In the case of touch characteristics, these behavior
characteristics may include touch duration, touch pressure, touch
direction, touch coordinates, timestamps, and the like. In one
case, the touch action is motion action, such as a swipe, drag,
etc. Touch characteristics may include overall characteristics of
the line segment or curve effectively rendered by the touch during
the motion action and the speed, acceleration, distance
characteristics of that curve, and the like. In the case of mouse
characteristics, these behavior characteristics may include mouse
events (e.g., mouse movements (or other cursor movements), single
click, double click, drag event, etc.), the coordinate of the mouse
position, timestamp, and the like. In the case of a mouse move
event (simple move, drag, etc.), the mouse characteristics may
include overall characteristics of the line segment or curve
effectively rendered by the mouse during the mouse movement as well
as the speed, acceleration, distance characteristics of that curve,
and the like. Note that data collection may be a real time or
offline process and may not be linked temporally with the dataflow
on the left (described in more detail below). The collected data is
then passed onto a training stage (block 404). Various embodiments
of the training technique may include nearest neighbor, Manhattan
distance, Euclidean distance, Neural Networks, Fuzzy Logic,
K-means, SVM. Different behavioral characteristics may employ
training techniques suitable for that particular characteristic. In
one embodiment, the output of the training process 404 represents a
characteristic model/signature that is stored in the
model/signature memory. This model/signature can be used to
distinguish genuine human users versus a malicious user (malicious
computer program.)
[0027] In session start 406, the user attempts to enter data in an
application form. Various embodiments of the application form are
possible. These include the embodiments described in FIG. 3. They
can also include embodiments that will be described in FIGS. 5-8
where user interface (UI) mechanisms may include interesting UI
transformations.
[0028] From the user form, as the user performs the data entry
various raw events 407 are collected. Depending on the particular
user device, these events may include the
keystroke/touch/mouse/accelerometer/gyrosocope/other sensor
characteristics described earlier. These raw events are then
transformed into test data. The test data may be used in two
places. For example, the test data is passed to a data checker 412
that checks the data validity. This check may be employed as the
embodiments described in FIGS. 5, 6, 7, 8 that may include
interesting UI transformation that may cause a malicious computer
program to enter incorrect data. In a further embodiment, the test
data may be passed to the predictor/authenticator stage 414. This
stage returns a score, which may be a threat value or a probability
score on whether the user is the genuine human user 201 or a
malicious code 202. The predictor stage may employ various possible
techniques to perform the matching/probability analysis. Various
embodiments of the matching/probability analysis technique may
include nearest neighbor, Manhattan distance, Euclidean distance,
Neural Networks, Fuzzy Logic, K-means, SVM or other
statistical/pattern matching/machine learning techniques. The
predictor stage 414 uses the training model/signature as the
baseline model and checks the test data against that model. The
data checker score and the predictor score are passed to the
overall score check module that produces an aggregate score. This
score is then used to check if the transaction is authorized. If it
is authorized, the transaction may proceed. Otherwise the
transaction may be denied or further checks may be performed. For
example, in one embodiment, a further check may be performed, such
as described in the embodiments with respect to FIGS. 9-10.

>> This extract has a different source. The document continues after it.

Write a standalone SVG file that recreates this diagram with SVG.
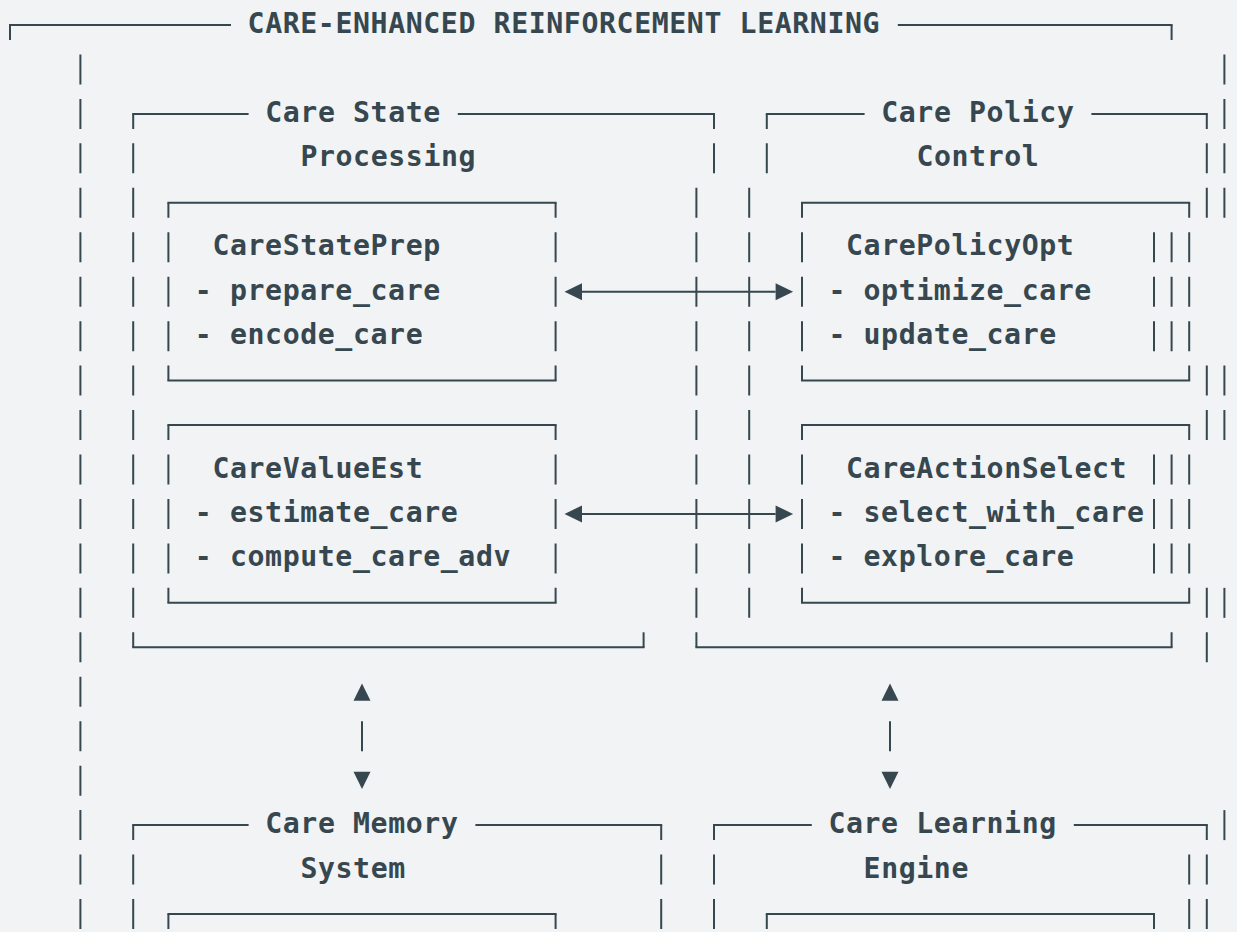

[0029] As described above, apart from standard UI configurations
depicted in FIG. 3, the system may include interesting UI
transformations that may provide cognitive difficulty for a
malicious program. Some UI transformations are described below with
respect to FIGS. 5-8. It should be noted that these UI
transformations may be included in the operations described above,
or may be stand-alone operations in other systems.
[0030] FIG. 5 illustrates a user interface mechanism 500 according
to one embodiment. FIG. 5 illustrates a virtual keyboard where the
key characters shown are objects from image files (bitmaps, png,
jpeg or various other formats). The user interface mechanism 500
can be included as part of the method 400 of FIG. 4. The images
themselves may include image transformations which are not easily
recognizable by a computer program but which a human can interpret.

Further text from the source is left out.